Lines of data:
⁂

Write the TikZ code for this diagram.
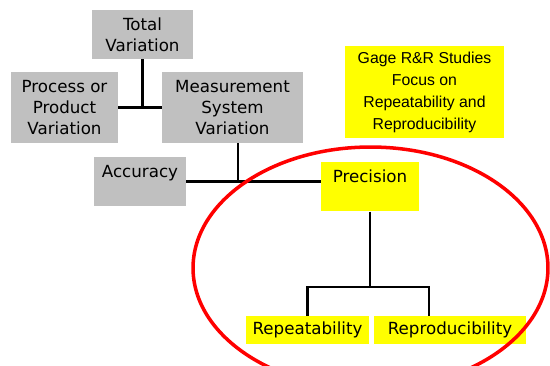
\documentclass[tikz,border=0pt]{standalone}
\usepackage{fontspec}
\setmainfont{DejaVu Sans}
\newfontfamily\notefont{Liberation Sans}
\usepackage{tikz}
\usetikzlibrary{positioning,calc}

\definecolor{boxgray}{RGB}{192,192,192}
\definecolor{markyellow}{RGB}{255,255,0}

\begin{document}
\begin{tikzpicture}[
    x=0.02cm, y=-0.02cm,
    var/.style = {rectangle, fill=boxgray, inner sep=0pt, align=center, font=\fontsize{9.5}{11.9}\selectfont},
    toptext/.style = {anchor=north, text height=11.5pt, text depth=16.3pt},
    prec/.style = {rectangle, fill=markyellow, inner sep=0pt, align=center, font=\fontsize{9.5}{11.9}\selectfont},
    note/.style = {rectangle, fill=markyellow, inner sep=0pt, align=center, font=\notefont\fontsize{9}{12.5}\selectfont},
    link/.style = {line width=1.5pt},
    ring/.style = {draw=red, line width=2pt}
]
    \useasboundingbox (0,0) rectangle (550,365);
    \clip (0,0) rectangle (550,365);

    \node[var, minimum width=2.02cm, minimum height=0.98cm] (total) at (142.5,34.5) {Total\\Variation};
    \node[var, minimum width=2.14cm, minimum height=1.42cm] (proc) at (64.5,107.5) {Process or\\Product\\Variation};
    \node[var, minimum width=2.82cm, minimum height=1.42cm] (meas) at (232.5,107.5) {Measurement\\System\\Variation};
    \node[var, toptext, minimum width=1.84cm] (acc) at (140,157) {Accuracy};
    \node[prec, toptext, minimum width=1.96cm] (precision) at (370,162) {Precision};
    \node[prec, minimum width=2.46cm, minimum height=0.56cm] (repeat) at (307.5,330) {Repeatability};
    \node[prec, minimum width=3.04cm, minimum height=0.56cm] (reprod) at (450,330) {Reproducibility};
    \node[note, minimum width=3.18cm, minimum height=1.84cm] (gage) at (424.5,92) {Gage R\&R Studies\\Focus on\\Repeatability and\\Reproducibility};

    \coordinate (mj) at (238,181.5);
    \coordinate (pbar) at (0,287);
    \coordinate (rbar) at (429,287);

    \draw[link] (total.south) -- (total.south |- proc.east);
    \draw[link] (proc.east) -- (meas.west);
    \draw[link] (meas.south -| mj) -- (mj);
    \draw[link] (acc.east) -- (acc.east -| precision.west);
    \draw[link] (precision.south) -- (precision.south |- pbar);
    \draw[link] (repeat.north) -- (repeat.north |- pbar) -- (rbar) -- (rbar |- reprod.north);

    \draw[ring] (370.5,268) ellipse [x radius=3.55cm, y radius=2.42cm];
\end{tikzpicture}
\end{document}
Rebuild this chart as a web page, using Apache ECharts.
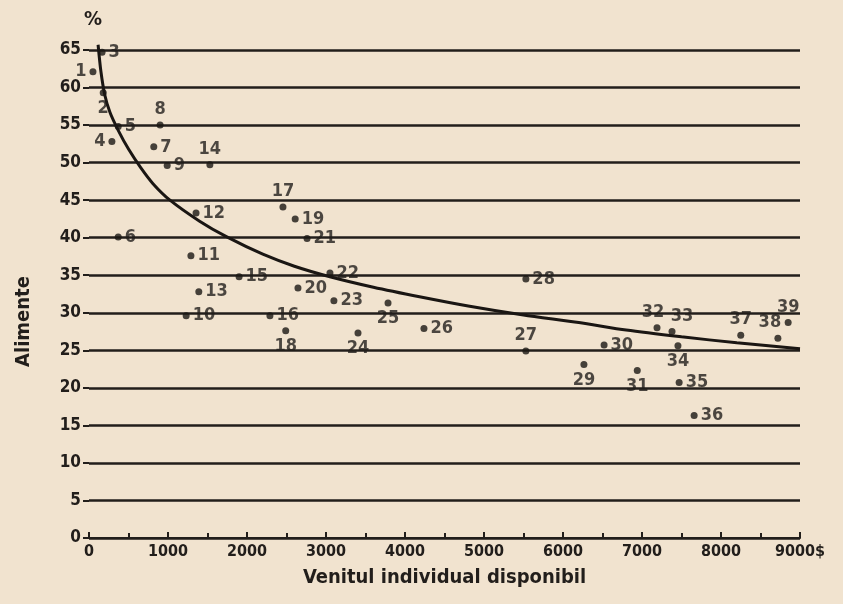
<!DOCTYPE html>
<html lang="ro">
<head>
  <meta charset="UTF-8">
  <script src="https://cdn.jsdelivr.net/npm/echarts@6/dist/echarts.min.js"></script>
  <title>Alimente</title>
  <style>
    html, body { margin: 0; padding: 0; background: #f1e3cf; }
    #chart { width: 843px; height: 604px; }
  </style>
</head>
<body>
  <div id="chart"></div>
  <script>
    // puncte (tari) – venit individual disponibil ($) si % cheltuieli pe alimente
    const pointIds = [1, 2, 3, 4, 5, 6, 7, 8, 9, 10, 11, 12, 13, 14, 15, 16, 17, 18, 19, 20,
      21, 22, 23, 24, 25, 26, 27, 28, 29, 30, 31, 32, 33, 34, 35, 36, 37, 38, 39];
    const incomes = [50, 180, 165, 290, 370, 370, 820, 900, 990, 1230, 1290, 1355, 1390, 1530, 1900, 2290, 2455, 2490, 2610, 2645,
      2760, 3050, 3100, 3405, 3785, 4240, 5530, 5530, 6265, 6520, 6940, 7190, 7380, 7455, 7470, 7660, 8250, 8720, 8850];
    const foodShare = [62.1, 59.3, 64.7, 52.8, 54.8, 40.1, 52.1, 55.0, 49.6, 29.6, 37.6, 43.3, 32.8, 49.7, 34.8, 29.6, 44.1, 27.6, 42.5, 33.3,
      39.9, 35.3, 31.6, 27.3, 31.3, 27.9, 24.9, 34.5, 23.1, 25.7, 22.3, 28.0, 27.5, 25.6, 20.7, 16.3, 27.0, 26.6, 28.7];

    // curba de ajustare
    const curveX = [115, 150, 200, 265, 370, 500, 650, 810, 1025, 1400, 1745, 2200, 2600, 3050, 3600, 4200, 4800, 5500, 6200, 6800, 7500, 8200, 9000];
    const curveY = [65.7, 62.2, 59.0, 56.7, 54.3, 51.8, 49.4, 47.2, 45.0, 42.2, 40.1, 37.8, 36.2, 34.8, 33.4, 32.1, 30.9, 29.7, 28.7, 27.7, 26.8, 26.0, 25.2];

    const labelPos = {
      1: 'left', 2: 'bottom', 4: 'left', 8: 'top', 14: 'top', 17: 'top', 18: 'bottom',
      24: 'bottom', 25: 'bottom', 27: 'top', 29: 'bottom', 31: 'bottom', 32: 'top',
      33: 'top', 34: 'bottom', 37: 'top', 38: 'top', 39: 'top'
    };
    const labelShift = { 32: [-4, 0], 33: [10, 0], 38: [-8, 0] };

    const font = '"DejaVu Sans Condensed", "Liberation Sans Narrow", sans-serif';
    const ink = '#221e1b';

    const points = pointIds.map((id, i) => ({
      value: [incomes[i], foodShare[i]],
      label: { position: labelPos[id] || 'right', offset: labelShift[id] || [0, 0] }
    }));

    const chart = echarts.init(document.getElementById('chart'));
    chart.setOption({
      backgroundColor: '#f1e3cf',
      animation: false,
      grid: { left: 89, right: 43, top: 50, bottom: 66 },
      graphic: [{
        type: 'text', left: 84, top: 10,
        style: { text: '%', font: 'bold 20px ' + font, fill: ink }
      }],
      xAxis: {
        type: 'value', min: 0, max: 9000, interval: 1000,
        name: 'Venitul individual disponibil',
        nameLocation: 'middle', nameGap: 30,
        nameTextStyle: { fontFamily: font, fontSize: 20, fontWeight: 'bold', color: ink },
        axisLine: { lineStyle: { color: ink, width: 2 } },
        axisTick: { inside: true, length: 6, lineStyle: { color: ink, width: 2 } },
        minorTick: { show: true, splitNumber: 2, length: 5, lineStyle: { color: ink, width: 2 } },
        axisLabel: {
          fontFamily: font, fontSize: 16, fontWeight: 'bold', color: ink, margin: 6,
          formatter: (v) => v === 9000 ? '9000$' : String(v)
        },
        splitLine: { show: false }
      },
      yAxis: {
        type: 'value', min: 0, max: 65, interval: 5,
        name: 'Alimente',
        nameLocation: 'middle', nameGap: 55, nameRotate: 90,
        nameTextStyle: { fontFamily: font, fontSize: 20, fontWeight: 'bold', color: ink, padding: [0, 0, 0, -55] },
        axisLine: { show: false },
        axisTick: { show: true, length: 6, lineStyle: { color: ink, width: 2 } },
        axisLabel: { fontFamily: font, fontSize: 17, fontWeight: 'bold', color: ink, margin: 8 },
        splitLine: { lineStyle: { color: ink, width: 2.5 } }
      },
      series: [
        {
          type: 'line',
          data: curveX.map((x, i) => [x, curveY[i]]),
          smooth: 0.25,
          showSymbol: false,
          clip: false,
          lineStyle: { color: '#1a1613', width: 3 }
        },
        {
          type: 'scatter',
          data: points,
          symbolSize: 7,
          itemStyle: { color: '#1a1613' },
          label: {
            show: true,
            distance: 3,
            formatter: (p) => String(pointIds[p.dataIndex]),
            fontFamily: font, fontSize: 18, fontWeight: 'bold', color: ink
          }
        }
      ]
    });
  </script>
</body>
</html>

⁂

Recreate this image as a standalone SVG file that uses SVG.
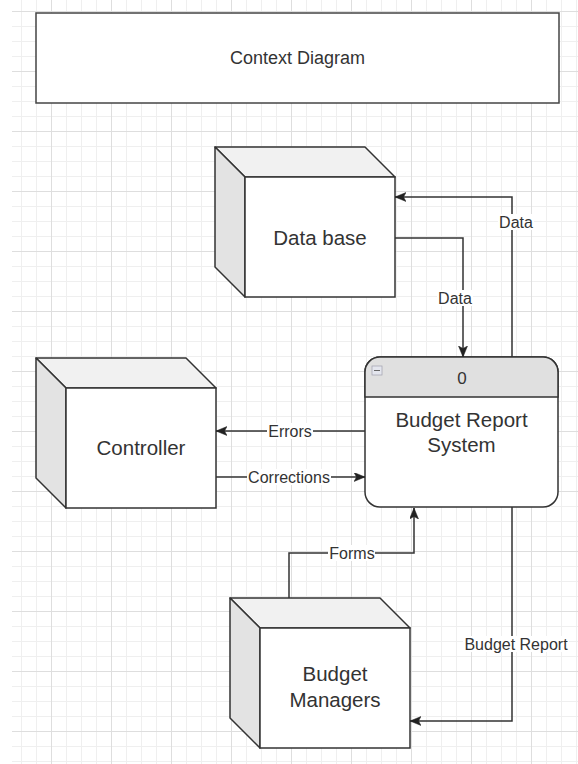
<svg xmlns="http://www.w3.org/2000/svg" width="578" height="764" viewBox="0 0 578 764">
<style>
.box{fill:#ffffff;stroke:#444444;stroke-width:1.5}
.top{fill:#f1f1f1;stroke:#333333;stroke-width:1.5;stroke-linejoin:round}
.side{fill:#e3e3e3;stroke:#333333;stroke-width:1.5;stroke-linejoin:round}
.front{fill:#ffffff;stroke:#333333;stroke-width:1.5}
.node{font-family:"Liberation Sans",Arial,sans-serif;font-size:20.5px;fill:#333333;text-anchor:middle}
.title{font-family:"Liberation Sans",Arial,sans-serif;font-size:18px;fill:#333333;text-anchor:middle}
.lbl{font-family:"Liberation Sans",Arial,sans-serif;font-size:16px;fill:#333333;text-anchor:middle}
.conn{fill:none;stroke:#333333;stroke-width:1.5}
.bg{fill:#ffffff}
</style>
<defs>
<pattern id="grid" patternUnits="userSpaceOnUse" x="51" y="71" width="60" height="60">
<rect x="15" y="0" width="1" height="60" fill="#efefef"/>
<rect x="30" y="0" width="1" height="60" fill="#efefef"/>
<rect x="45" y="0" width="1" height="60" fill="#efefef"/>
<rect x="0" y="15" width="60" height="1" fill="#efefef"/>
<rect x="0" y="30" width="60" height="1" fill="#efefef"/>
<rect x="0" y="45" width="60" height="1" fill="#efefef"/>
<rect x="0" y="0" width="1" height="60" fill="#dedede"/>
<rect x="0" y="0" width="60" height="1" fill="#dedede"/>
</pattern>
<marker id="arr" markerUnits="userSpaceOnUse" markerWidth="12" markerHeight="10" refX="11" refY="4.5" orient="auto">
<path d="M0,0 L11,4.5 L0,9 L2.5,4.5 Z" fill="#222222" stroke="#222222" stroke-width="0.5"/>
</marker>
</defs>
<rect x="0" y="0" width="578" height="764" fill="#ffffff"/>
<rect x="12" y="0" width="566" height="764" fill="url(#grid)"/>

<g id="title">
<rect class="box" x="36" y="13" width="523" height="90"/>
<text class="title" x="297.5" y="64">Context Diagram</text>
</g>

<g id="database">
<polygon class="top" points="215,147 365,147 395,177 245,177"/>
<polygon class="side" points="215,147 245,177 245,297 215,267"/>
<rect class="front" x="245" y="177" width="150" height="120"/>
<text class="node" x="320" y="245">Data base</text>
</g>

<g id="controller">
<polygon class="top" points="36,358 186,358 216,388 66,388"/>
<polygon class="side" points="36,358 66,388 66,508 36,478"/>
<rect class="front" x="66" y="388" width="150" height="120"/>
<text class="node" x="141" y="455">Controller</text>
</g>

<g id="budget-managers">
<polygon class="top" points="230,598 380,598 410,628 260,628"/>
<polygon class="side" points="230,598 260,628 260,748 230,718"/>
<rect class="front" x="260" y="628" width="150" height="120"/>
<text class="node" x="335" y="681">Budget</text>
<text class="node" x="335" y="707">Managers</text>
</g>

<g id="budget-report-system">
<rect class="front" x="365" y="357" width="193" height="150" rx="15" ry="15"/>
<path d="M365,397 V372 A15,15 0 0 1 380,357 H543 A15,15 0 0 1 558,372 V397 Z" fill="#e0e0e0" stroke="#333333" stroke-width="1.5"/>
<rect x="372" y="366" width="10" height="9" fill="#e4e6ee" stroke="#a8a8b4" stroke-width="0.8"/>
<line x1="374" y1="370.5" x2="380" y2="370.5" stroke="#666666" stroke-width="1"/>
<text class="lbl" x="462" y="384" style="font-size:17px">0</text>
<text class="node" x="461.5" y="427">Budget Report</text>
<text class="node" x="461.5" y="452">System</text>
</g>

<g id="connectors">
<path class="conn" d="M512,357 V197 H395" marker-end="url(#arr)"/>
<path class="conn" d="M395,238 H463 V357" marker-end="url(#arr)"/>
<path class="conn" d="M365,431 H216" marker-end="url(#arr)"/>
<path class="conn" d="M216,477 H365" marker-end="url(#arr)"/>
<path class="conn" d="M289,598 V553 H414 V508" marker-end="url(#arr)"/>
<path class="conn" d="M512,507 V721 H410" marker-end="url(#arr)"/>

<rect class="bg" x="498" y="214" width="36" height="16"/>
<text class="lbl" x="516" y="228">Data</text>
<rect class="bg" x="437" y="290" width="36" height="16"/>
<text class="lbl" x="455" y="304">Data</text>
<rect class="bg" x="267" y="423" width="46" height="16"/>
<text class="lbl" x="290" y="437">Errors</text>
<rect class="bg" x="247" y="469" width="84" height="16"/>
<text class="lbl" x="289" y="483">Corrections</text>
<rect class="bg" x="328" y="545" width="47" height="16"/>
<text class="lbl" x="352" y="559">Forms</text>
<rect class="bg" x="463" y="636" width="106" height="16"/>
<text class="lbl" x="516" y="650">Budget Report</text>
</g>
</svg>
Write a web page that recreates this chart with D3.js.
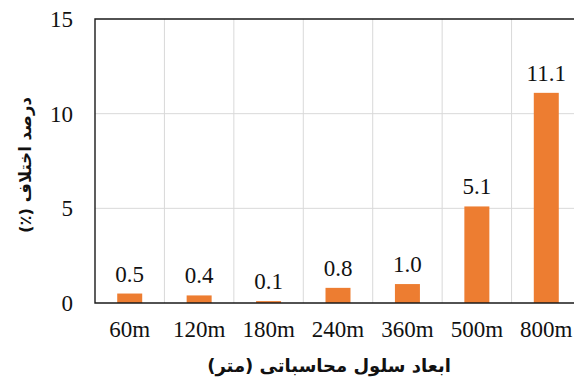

⁂

◆ **Set task**
Say how many lines in the records above hold "Write", and give no other text.

◆ **Result of this exercise**
2